[Stored items]
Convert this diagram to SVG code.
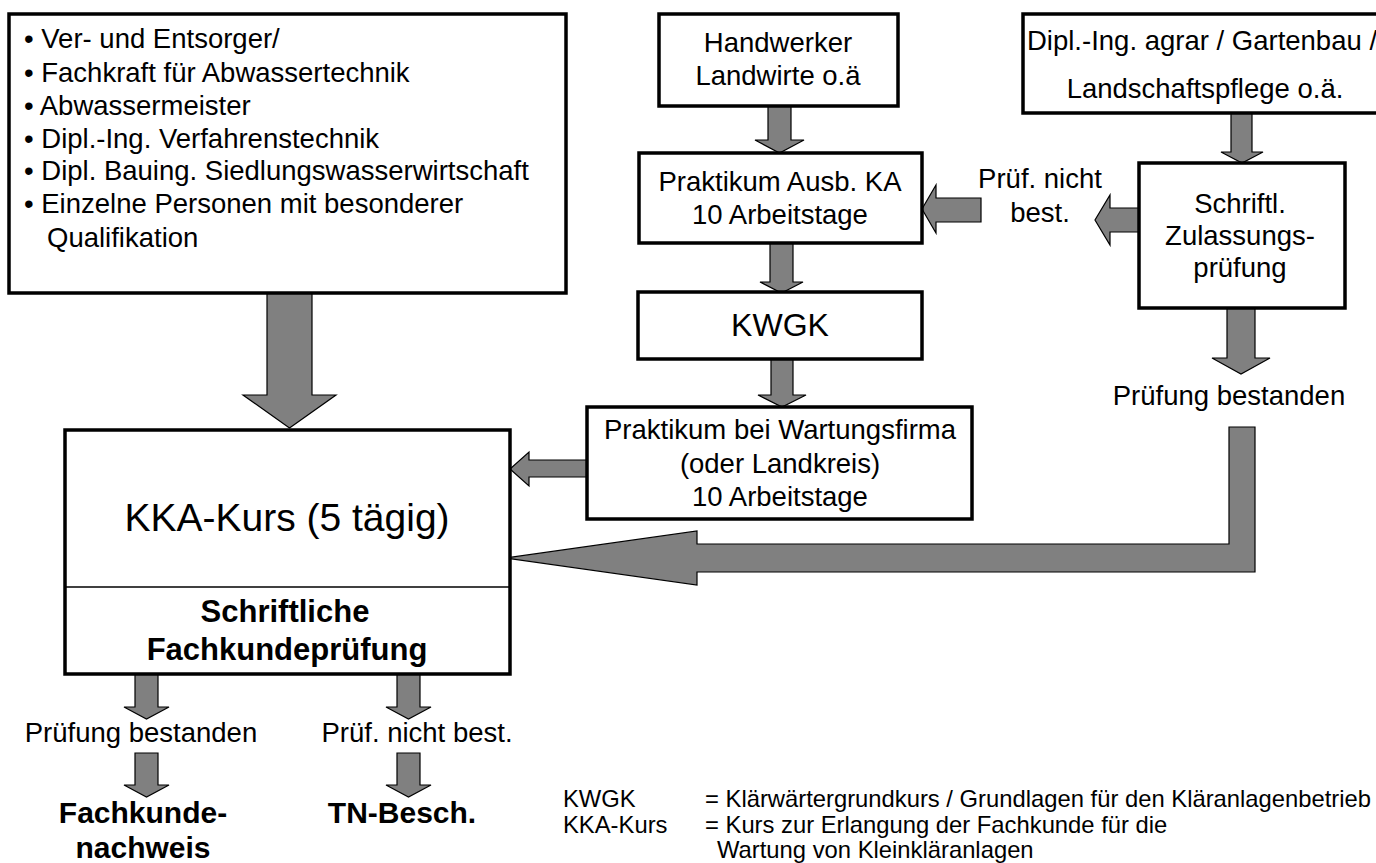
<svg xmlns="http://www.w3.org/2000/svg" width="1376" height="863" viewBox="0 0 1376 863">
<style>
.box{fill:#fff;stroke:#000;stroke-width:3.5}
.arr{fill:#808080;stroke:#000;stroke-width:1.2;stroke-linejoin:miter}
text{font-family:"Liberation Sans",Arial,sans-serif;fill:#000}
.t{font-size:27.5px}
.c{text-anchor:middle}
.b{font-weight:bold}
.lg{font-size:23.8px}
</style>
<rect width="1376" height="863" fill="#fff"/>
<g id="connectors">
<polygon class="arr" points="768,106 791,106 791,140 804,140 779.5,153 755,140 768,140"/>
<polygon class="arr" points="770,243 793,243 793,282 803,282 781.5,293 760,282 770,282"/>
<polygon class="arr" points="771,359 793,359 793,395 806,395 782,407 758,395 771,395"/>
<polygon class="arr" points="1231,113 1252,113 1252,152 1263,152 1242,163 1221,152 1231,152"/>
<polygon class="arr" points="1227,308 1255,308 1255,358 1270,358 1241,374 1212,358 1227,358"/>
<polygon class="arr" points="1139,208 1110,208 1110,195 1095,220 1110,245 1110,232 1139,232"/>
<polygon class="arr" points="981,198 936,198 936,185 922,209 936,233 936,222 981,222"/>
<polygon class="arr" points="587,460 529,460 529,452 510,469 529,486 529,477 587,477"/>
<polygon class="arr" points="267,293 312,293 312,395 336,395 289.5,428 243,395 267,395"/>
<polygon class="arr" points="506,558 697,531 697,544 1229,544 1229,427 1255,427 1255,572 697,572 697,585"/>
<polygon class="arr" points="135,674 158,674 158,707 169,707 146.5,719 124,707 135,707"/>
<polygon class="arr" points="397,674 420,674 420,707 431,707 408.5,719 386,707 397,707"/>
<polygon class="arr" points="135,753 158,753 158,785 169,785 146.5,797 124,785 135,785"/>
<polygon class="arr" points="397,753 420,753 420,785 431,785 408.5,797 386,785 397,785"/>
</g>
<g id="n_qual">
<rect class="box" x="9" y="14" width="557" height="279"/>
<text class="t" x="24" y="48">• Ver- und Entsorger/</text>
<text class="t" x="24" y="82">• Fachkraft für Abwassertechnik</text>
<text class="t" x="24" y="115">• Abwassermeister</text>
<text class="t" x="24" y="148">• Dipl.-Ing. Verfahrenstechnik</text>
<text class="t" x="24" y="180">• Dipl. Bauing. Siedlungswasserwirtschaft</text>
<text class="t" x="24" y="213">• Einzelne Personen mit besonderer</text>
<text class="t" x="47" y="247">Qualifikation</text>
</g>
<g id="n_handwerker">
<rect class="box" x="659" y="14" width="239" height="92"/>
<text class="t c" x="778" y="52">Handwerker</text>
<text class="t c" x="778" y="85">Landwirte o.ä</text>
</g>
<g id="n_praktikum_ka">
<rect class="box" x="639" y="153" width="283" height="90"/>
<text class="t c" x="780" y="191">Praktikum Ausb. KA</text>
<text class="t c" x="780" y="224">10 Arbeitstage</text>
</g>
<g id="n_kwgk">
<rect class="box" x="638" y="292" width="284" height="67"/>
<text class="c" x="780" y="336" font-size="32">KWGK</text>
</g>
<g id="n_wartung">
<rect class="box" x="587" y="407" width="385" height="112"/>
<text class="t c" x="780" y="439">Praktikum bei Wartungsfirma</text>
<text class="t c" x="780" y="473">(oder Landkreis)</text>
<text class="t c" x="780" y="506">10 Arbeitstage</text>
</g>
<g id="n_dipl">
<rect class="box" x="1023" y="14" width="370" height="99"/>
<text class="t" x="1027" y="50">Dipl.-Ing. agrar / Gartenbau /</text>
<text class="t c" x="1205" y="98">Landschaftspflege o.ä.</text>
</g>
<g id="n_schriftl">
<rect class="box" x="1139" y="163" width="206" height="145"/>
<text class="t c" x="1240" y="213">Schriftl.</text>
<text class="t c" x="1240" y="245">Zulassungs-</text>
<text class="t c" x="1240" y="277">prüfung</text>
</g>
<g id="l_pruef_nicht">
<text class="t c" x="1040" y="188">Prüf. nicht</text>
<text class="t c" x="1040" y="222">best.</text>
</g>
<g id="l_pruef_best_r">
<text class="t c" x="1229" y="405">Prüfung bestanden</text>
</g>
<g id="n_kka">
<rect class="box" x="65" y="430" width="445" height="244"/>
<line x1="65" y1="587" x2="510" y2="587" stroke="#000" stroke-width="1.5"/>
<text class="c" x="287" y="531" font-size="39">KKA-Kurs (5 tägig)</text>
<text class="c b" x="285" y="622" font-size="31">Schriftliche</text>
<text class="c b" x="287" y="660" font-size="31">Fachkundeprüfung</text>
</g>
<g id="l_bottom">
<text class="t c" x="141" y="742">Prüfung bestanden</text>
<text class="t c" x="417" y="742">Prüf. nicht best.</text>
</g>
<g id="n_fachkunde">
<text class="c b" x="143" y="823" font-size="30">Fachkunde-</text>
<text class="c b" x="143" y="858" font-size="30">nachweis</text>
</g>
<g id="n_tn">
<text class="c b" x="402" y="823" font-size="30">TN-Besch.</text>
</g>
<g id="legend">
<text class="lg" x="563" y="807">KWGK</text>
<text class="lg" x="705" y="807">= Klärwärtergrundkurs / Grundlagen für den Kläranlagenbetrieb</text>
<text class="lg" x="563" y="833">KKA-Kurs</text>
<text class="lg" x="705" y="833">= Kurs zur Erlangung der Fachkunde für die</text>
<text class="lg" x="717" y="858">Wartung von Kleinkläranlagen</text>
</g>
</svg>
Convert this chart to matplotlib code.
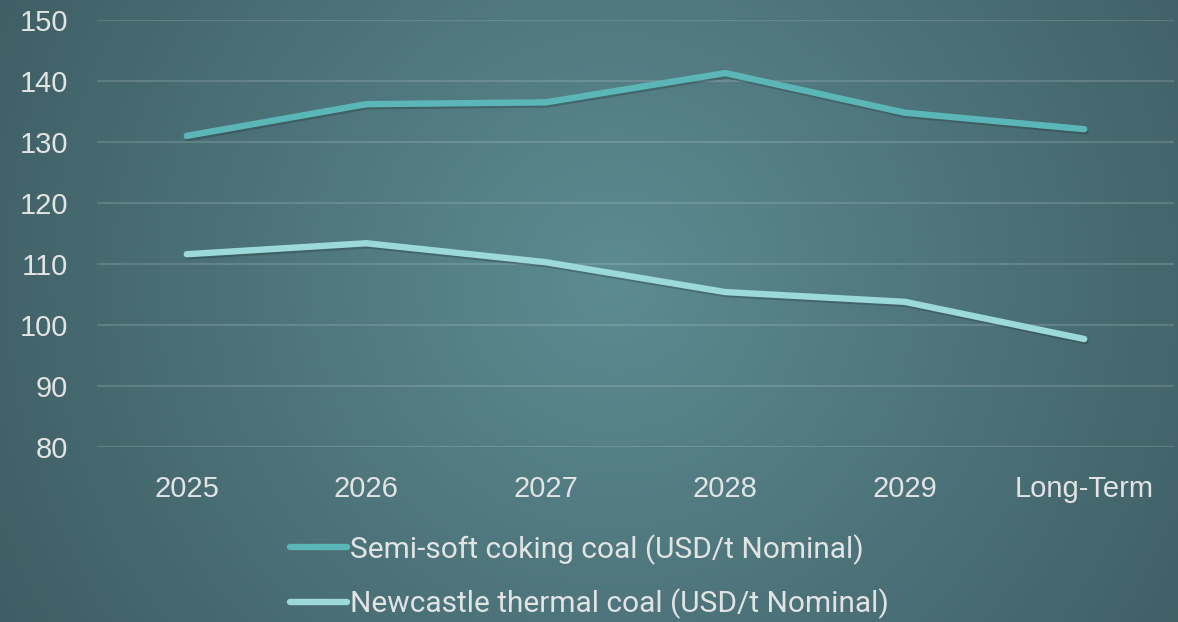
import numpy as np
import matplotlib
matplotlib.use("Agg")
import matplotlib.pyplot as plt
import matplotlib.patheffects as pe

# data
categories = ["2025", "2026", "2027", "2028", "2029", "Long-Term"]
coking = [131.0, 136.2, 136.5, 141.3, 134.8, 132.1]
thermal = [111.6, 113.4, 110.3, 105.4, 103.8, 97.7]
series_names = ["Semi-soft coking coal (USD/t Nominal)",
                "Newcastle thermal coal (USD/t Nominal)"]
y_ticks = [80, 90, 100, 110, 120, 130, 140, 150]

TEXT = "#E2E4E4"
C_COKING = "#5BB6B7"
C_THERMAL = "#9CD9DB"

fig = plt.figure(figsize=(11.78, 6.22), dpi=100)

# radial gradient background
bg = fig.add_axes([0, 0, 1, 1], zorder=-10)
h, w = 311, 589
yy, xx = np.mgrid[0:h, 0:w]
cx, cy = 0.52 * w, 0.45 * h
r = np.sqrt(((xx - cx) / (0.62 * w)) ** 2 + ((yy - cy) / (0.62 * w)) ** 2)
r = np.clip(r, 0, 1)
inner = np.array([0x5C, 0x8B, 0x91]) / 255
outer = np.array([0x3D, 0x5B, 0x62]) / 255
img = inner[None, None, :] * (1 - r[..., None]) + outer[None, None, :] * r[..., None]
bg.imshow(img, aspect="auto", extent=[0, 1, 0, 1], origin="upper")
bg.axis("off")

ax = fig.add_axes([97 / 1178, 1 - 447 / 622, 1077 / 1178, 427 / 622])
ax.patch.set_alpha(0)

x = np.arange(len(categories))
shadow = [pe.SimpleLineShadow(offset=(1, -1.5), shadow_color="#1E3034", alpha=0.3),
          pe.Normal()]
ax.plot(x, coking, color=C_COKING, lw=4.6, solid_capstyle="round",
        solid_joinstyle="round", label=series_names[0], path_effects=shadow, zorder=3)
ax.plot(x, thermal, color=C_THERMAL, lw=4.6, solid_capstyle="round",
        solid_joinstyle="round", label=series_names[1], path_effects=shadow, zorder=3)

ax.set_xlim(-0.5, len(categories) - 0.5)
ax.set_ylim(80, 150)
ax.set_yticks(y_ticks)
ax.set_xticks(x)
ax.set_xticklabels(categories)
ax.grid(axis="y", color="white", alpha=0.14, lw=1.5)
ax.set_axisbelow(True)
for s in ax.spines.values():
    s.set_visible(False)
ax.tick_params(axis="both", length=0, colors=TEXT, labelsize=21)
ax.tick_params(axis="y", pad=21)
ax.tick_params(axis="x", pad=20)
for lab in ax.get_xticklabels() + ax.get_yticklabels():
    lab.set_fontfamily("Liberation Sans")

leg = fig.legend(loc="upper left", bbox_to_anchor=(263 / 1178, 1 - 507 / 622),
                 frameon=False, handlelength=1.9, handletextpad=0.1,
                 labelspacing=0.8, borderpad=0.4,
                 prop={"family": "Roboto", "size": 21.5})
for t in leg.get_texts():
    t.set_color(TEXT)
for lh in leg.get_lines():
    lh.set_path_effects([])
    lh.set_linewidth(4.6)

fig.savefig("out.png", dpi=100)
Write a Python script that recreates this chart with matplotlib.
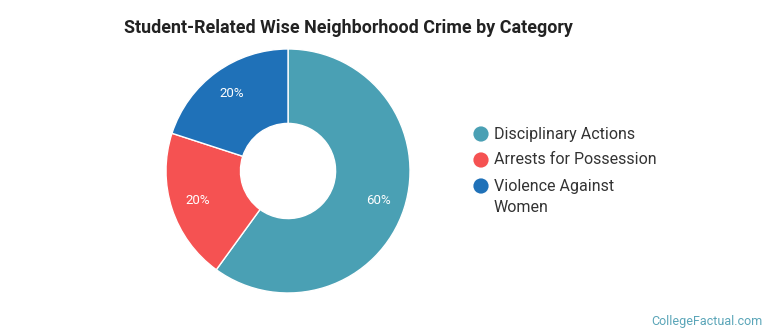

(TASK DETAILS):
Look through the material above and pick out each line holding the word "matplotlib".

(TASK OUTPUT):
Convert this chart to matplotlib code.
import matplotlib
matplotlib.use("Agg")
import matplotlib.pyplot as plt
import matplotlib.patheffects as pe
Write a Python script that recreates this chart with matplotlib.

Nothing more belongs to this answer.